WHAT THE TASK ASKS. Each line below must be set down exactly; omit any image you find.

DATA LINES.
>> start
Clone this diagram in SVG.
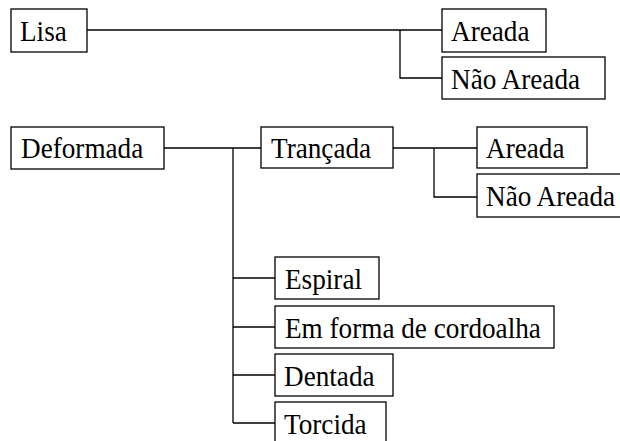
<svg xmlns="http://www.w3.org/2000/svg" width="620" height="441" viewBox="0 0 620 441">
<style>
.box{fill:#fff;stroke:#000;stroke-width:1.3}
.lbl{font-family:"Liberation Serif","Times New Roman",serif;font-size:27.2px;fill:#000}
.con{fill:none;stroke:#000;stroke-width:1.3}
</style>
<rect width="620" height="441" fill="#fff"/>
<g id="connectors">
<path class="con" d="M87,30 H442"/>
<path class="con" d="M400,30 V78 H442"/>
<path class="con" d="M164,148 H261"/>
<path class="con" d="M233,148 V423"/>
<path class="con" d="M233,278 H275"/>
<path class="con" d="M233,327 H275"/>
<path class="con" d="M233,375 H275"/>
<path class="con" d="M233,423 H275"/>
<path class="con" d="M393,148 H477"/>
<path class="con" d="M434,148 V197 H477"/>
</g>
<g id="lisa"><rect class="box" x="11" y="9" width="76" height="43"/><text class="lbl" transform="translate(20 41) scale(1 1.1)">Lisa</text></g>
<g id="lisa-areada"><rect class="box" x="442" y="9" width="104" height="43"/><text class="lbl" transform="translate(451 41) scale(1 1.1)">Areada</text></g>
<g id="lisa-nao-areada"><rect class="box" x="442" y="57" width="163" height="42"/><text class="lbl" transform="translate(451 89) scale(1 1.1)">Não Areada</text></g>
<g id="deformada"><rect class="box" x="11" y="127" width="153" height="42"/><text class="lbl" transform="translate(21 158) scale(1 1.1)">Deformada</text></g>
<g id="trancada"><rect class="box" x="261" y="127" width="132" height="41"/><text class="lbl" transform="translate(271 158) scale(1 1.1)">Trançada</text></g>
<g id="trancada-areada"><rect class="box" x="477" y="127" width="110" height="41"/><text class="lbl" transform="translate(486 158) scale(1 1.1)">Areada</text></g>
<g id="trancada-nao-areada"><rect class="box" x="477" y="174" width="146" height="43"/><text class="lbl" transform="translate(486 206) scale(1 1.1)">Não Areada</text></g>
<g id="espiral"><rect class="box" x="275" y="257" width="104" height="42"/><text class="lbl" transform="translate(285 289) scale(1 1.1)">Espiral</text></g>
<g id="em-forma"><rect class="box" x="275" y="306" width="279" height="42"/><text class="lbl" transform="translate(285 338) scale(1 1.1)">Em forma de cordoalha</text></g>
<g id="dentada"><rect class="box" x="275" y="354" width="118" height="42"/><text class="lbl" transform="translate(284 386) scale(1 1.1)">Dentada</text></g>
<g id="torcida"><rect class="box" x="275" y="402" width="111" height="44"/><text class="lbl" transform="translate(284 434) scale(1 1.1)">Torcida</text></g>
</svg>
>> end
EXERCISE RESULT.
Clone this diagram in SVG.
<svg xmlns="http://www.w3.org/2000/svg" width="620" height="441" viewBox="0 0 620 441">
<style>
.box{fill:#fff;stroke:#000;stroke-width:1.3}
.lbl{font-family:"Liberation Serif","Times New Roman",serif;font-size:27.2px;fill:#000}
.con{fill:none;stroke:#000;stroke-width:1.3}
</style>
<rect width="620" height="441" fill="#fff"/>
<g id="connectors">
<path class="con" d="M87,30 H442"/>
<path class="con" d="M400,30 V78 H442"/>
<path class="con" d="M164,148 H261"/>
<path class="con" d="M233,148 V423"/>
<path class="con" d="M233,278 H275"/>
<path class="con" d="M233,327 H275"/>
<path class="con" d="M233,375 H275"/>
<path class="con" d="M233,423 H275"/>
<path class="con" d="M393,148 H477"/>
<path class="con" d="M434,148 V197 H477"/>
</g>
<g id="lisa"><rect class="box" x="11" y="9" width="76" height="43"/><text class="lbl" transform="translate(20 41) scale(1 1.1)">Lisa</text></g>
<g id="lisa-areada"><rect class="box" x="442" y="9" width="104" height="43"/><text class="lbl" transform="translate(451 41) scale(1 1.1)">Areada</text></g>
<g id="lisa-nao-areada"><rect class="box" x="442" y="57" width="163" height="42"/><text class="lbl" transform="translate(451 89) scale(1 1.1)">Não Areada</text></g>
<g id="deformada"><rect class="box" x="11" y="127" width="153" height="42"/><text class="lbl" transform="translate(21 158) scale(1 1.1)">Deformada</text></g>
<g id="trancada"><rect class="box" x="261" y="127" width="132" height="41"/><text class="lbl" transform="translate(271 158) scale(1 1.1)">Trançada</text></g>
<g id="trancada-areada"><rect class="box" x="477" y="127" width="110" height="41"/><text class="lbl" transform="translate(486 158) scale(1 1.1)">Areada</text></g>
<g id="trancada-nao-areada"><rect class="box" x="477" y="174" width="146" height="43"/><text class="lbl" transform="translate(486 206) scale(1 1.1)">Não Areada</text></g>
<g id="espiral"><rect class="box" x="275" y="257" width="104" height="42"/><text class="lbl" transform="translate(285 289) scale(1 1.1)">Espiral</text></g>
<g id="em-forma"><rect class="box" x="275" y="306" width="279" height="42"/><text class="lbl" transform="translate(285 338) scale(1 1.1)">Em forma de cordoalha</text></g>
<g id="dentada"><rect class="box" x="275" y="354" width="118" height="42"/><text class="lbl" transform="translate(284 386) scale(1 1.1)">Dentada</text></g>
<g id="torcida"><rect class="box" x="275" y="402" width="111" height="44"/><text class="lbl" transform="translate(284 434) scale(1 1.1)">Torcida</text></g>
</svg>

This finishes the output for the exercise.